Reform Unemployment Insurance. The bill rewards States for taking steps to improve
unemployment insurance coverage for low-wage, part-time and other workers.
Unemployed low-wage workers are only one-third as likely to receive
unemployment benefits, but more than twice as likely to be unemployed as higher
wage workers. The bill provides financial incentives for States that: count
workers' most recent wages when determining UI eligibility; end discrimination
against part-time workers; allow separations from work for compelling family
reasons (such as fleeing domestic violence); and provide extended benefits
during approved training for high demand employment.

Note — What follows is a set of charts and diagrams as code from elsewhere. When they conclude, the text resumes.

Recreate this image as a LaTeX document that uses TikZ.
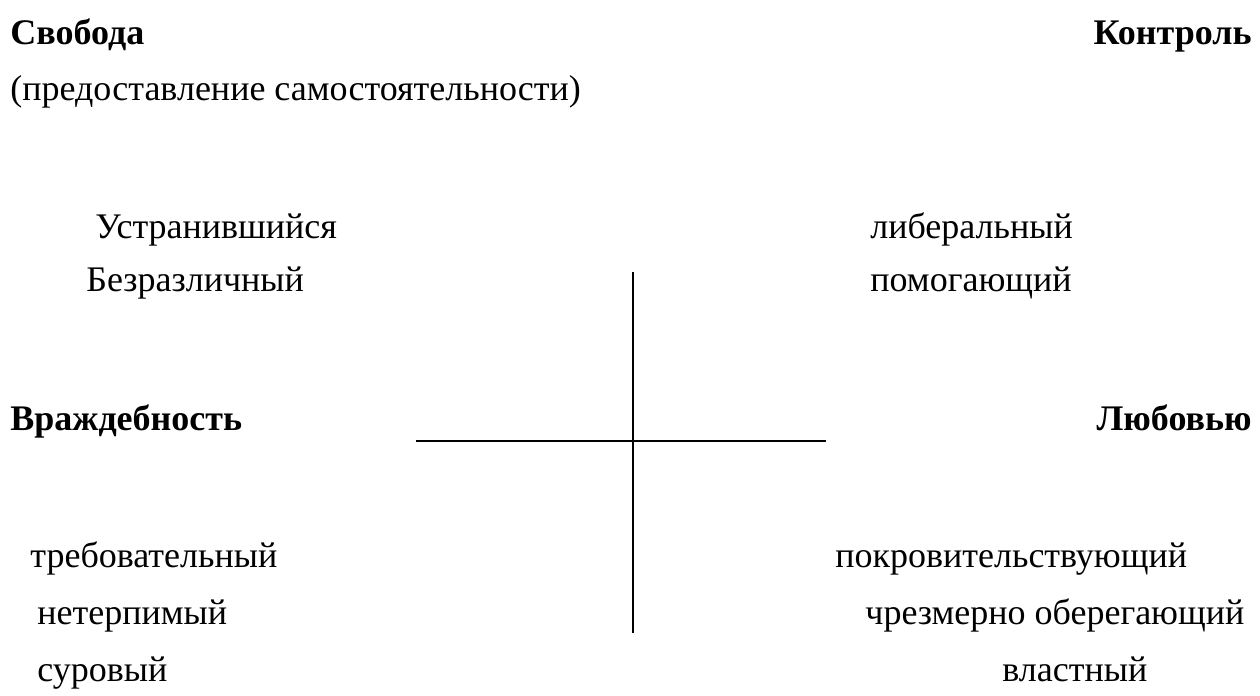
\documentclass[tikz,border=0pt]{standalone}
\usepackage{fontspec}
\setmainfont{Liberation Serif}

\begin{document}
\begin{tikzpicture}[x=0.5pt, y=-0.5pt,
    lbl/.style={inner sep=0pt, font=\fontsize{18}{21}\selectfont},
    head/.style={inner sep=0pt, font=\fontsize{18}{21}\selectfont\bfseries},
    axis/.style={line width=1pt}]
    \useasboundingbox (0,0) rectangle (1260,696);

    % headings
    \node[head, anchor=base west] (svoboda) at (10, 45) {Свобода};
    \node[head, anchor=base east] (kontrol) at (1252, 45) {Контроль};
    \node[lbl, anchor=base west] (predost) at (10, 100) {(предоставление самостоятельности)};
    \node[head, anchor=base west] (vrazhd) at (10, 430) {Враждебность};
    \node[head, anchor=base east] (lubov) at (1252, 430) {Любовью};

    % upper quadrants
    \node[lbl, anchor=base west] (ustran) at (95, 238) {Устранившийся};
    \node[lbl, anchor=base west] (bezraz) at (86, 291) {Безразличный};
    \node[lbl, anchor=base west] (liber) at (870, 238) {либеральный};
    \node[lbl, anchor=base west] (pomog) at (870, 291) {помогающий};

    % lower quadrants
    \node[lbl, anchor=base west] (treb) at (30, 567) {требовательный};
    \node[lbl, anchor=base west] (neterp) at (37, 624) {нетерпимый};
    \node[lbl, anchor=base west] (surov) at (37, 681) {суровый};
    \node[lbl, anchor=base west] (pokrov) at (835, 567) {покровительствующий};
    \node[lbl, anchor=base west] (chrezm) at (865, 624) {чрезмерно оберегающий};
    \node[lbl, anchor=base west] (vlast) at (1002, 681) {властный};

    % axes
    \coordinate (vtop) at (633, 272);
    \coordinate (vbot) at (633, 633);
    \coordinate (hleft) at (416, 441);
    \coordinate (hright) at (826, 441);
    \draw[axis] (vtop) -- (vbot);
    \draw[axis] (hleft) -- (hright);
\end{tikzpicture}
\end{document}
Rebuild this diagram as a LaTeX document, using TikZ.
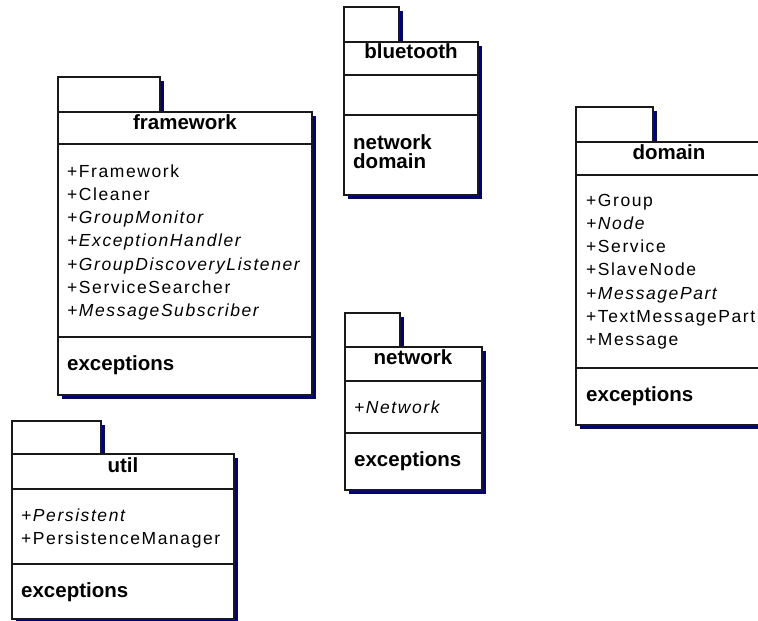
\documentclass[tikz,border=0pt]{standalone}
\usepackage{fontspec}
\setmainfont{Liberation Sans}
\newfontfamily\memberfont[LetterSpace=9]{Liberation Sans}

\definecolor{pkgshadow}{RGB}{0,0,128}
\definecolor{pkgline}{RGB}{25,25,25}

\tikzset{
  x=1pt, y=-1pt,
  pkgbox/.style={fill=white, draw=pkgline, line width=1.2pt},
  divider/.style={draw=pkgline, line width=1.2pt},
  pkgtitle/.style={anchor=base, inner sep=0pt,
    font=\fontsize{20.5}{20.5}\selectfont\bfseries},
  member/.style={anchor=base west, inner sep=0pt,
    font=\memberfont\fontsize{17.5}{20}\selectfont},
  subpkg/.style={anchor=base west, inner sep=0pt,
    font=\fontsize{20.5}{20.5}\selectfont\bfseries},
}

% UML package frame: left, tab right, tab top, body top, right, bottom
\newcommand\pkgframe[6]{%
  \fill[pkgshadow] (#1+4,#3+4) rectangle (#2+4,#4+4);
  \fill[pkgshadow] (#1+4,#4+4) rectangle (#5+4,#6+4);
  \draw[pkgbox] (#1,#3) rectangle (#2,#4);
  \draw[pkgbox] (#1,#4) rectangle (#5,#6);
}

\begin{document}
\begin{tikzpicture}
\path[use as bounding box, clip] (0,0) rectangle (758,621);
\fill[white] (0,0) rectangle (758,621);

% ---- framework ----
\pkgframe{58}{160}{77}{112}{312}{395}
\draw[divider] (58,144) -- (312,144);
\draw[divider] (58,337) -- (312,337);
\node[pkgtitle] (fwTitle) at (185,129) {framework};
\foreach \txt [count=\i from 0] in {+Framework, +Cleaner, \textit{+GroupMonitor},
    \textit{+ExceptionHandler}, \textit{+GroupDiscoveryListener},
    +ServiceSearcher, \textit{+MessageSubscriber}}
  \node[member] (fw-\i) at (67,177+\i*23.3) {\txt};
\node[subpkg] (fwExc) at (67,370) {exceptions};

% ---- bluetooth ----
\pkgframe{344}{399}{7}{42}{478}{195}
\draw[divider] (344,75) -- (478,75);
\draw[divider] (344,115) -- (478,115);
\node[pkgtitle] (btTitle) at (411,58) {bluetooth};
\node[subpkg] (btNet) at (353,149) {network};
\node[subpkg] (btDom) at (353,168) {domain};

% ---- domain ----
\pkgframe{576}{653}{107}{142}{762}{425}
\draw[divider] (576,175) -- (762,175);
\draw[divider] (576,368) -- (762,368);
\node[pkgtitle] (dmTitle) at (669,159) {domain};
\foreach \txt [count=\i from 0] in {+Group, \textit{+Node}, +Service, +SlaveNode,
    \textit{+MessagePart}, +TextMessagePart, +Message}
  \node[member] (dm-\i) at (586,206+\i*23.3) {\txt};
\node[subpkg] (dmExc) at (586,401) {exceptions};

% ---- network ----
\pkgframe{345}{400}{313}{347}{482}{490}
\draw[divider] (345,381) -- (482,381);
\draw[divider] (345,433) -- (482,433);
\node[pkgtitle] (nwTitle) at (413,364) {network};
\node[member] (nw-0) at (354,413) {\textit{+Network}};
\node[subpkg] (nwExc) at (354,466) {exceptions};

% ---- util ----
\pkgframe{12}{101}{421}{454}{234}{619}
\draw[divider] (12,489) -- (234,489);
\draw[divider] (12,564) -- (234,564);
\node[pkgtitle] (utTitle) at (123,472) {util};
\node[member] (ut-0) at (21,521) {\textit{+Persistent}};
\node[member] (ut-1) at (21,544) {+PersistenceManager};
\node[subpkg] (utExc) at (21,597) {exceptions};
\end{tikzpicture}
\end{document}
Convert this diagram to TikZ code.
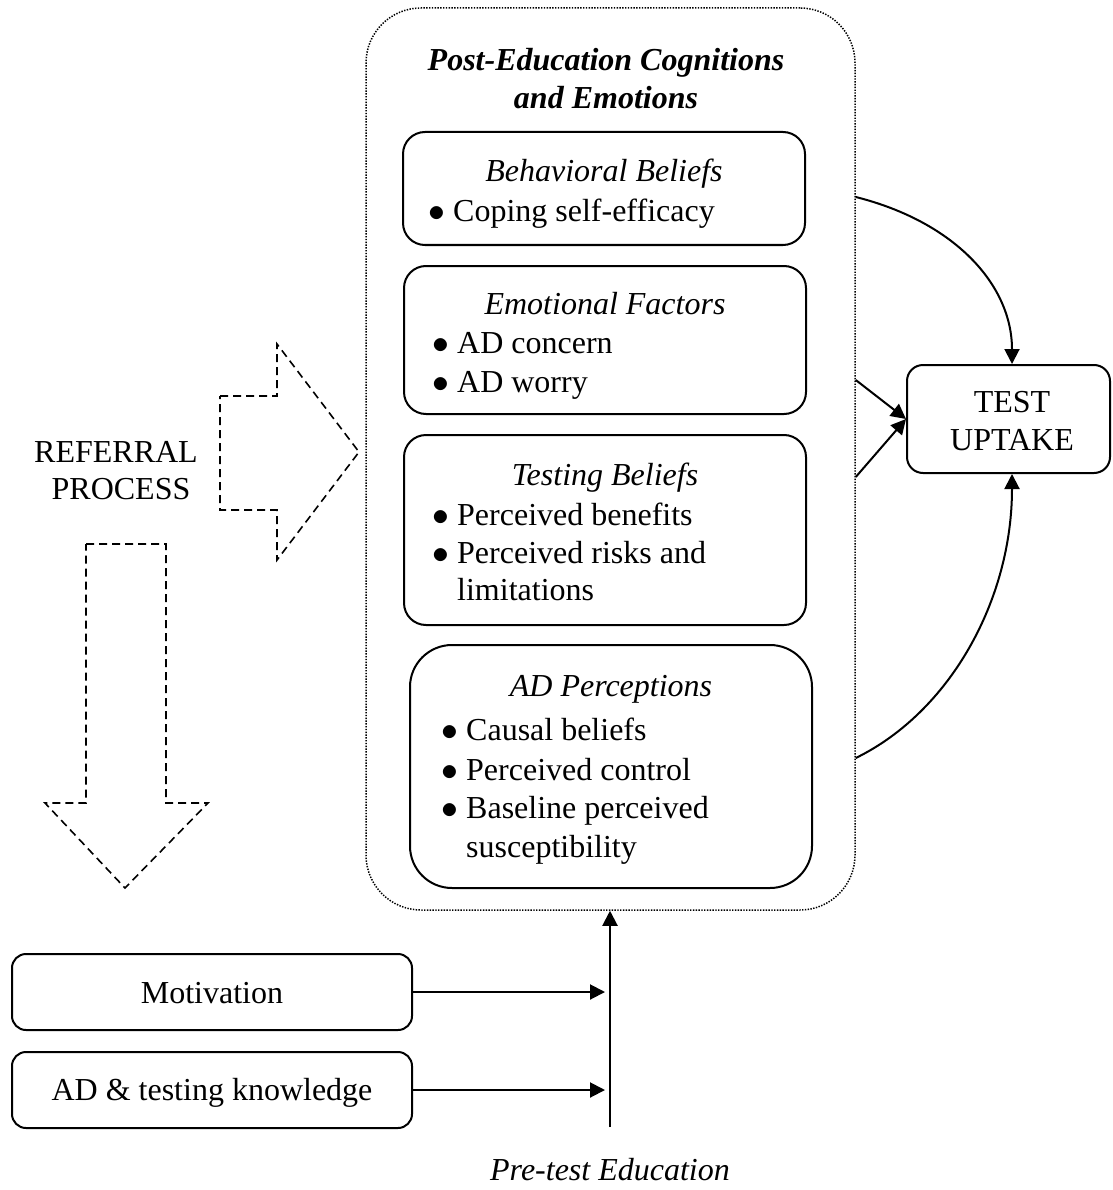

Strengthen Notices to Workers
Affected by Plant Closures or Mass Layoffs. To minimize the devastating impact of plant closures and
mass layoffs on workers, their families and their communities, the bill ensures
that workers who are about to lose their jobs are given enough notice and
information - increasing, to 90 days from 60, the amount of advance
notice. Nearly two-thirds of mass layoffs and plants closures in 2001 did
not come with the required 60-day notice. [2003 GAO report] The bill
would also require employers to inform workers of benefits and services such as
unemployment compensation and job training and beef up penalties for failing to
provide plant closing notices.
Fully paid for -- by delaying tax
break for foreign interest payments and extending unemployment tax. The bill delays a tax break that was enacted in 2004
but has not gone into effect, for three years (beginning in 2012), that permits
companies to reduce their U.S. taxes by allocating their worldwide interest
between their U.S. and foreign source income in order to gain a higher foreign
tax credit limitation. Not one company currently utilizes this provision.
In addition, the bill extends the current-law unemployment tax (the FUTA
surtax) on employers, which President Bush has also proposed extending.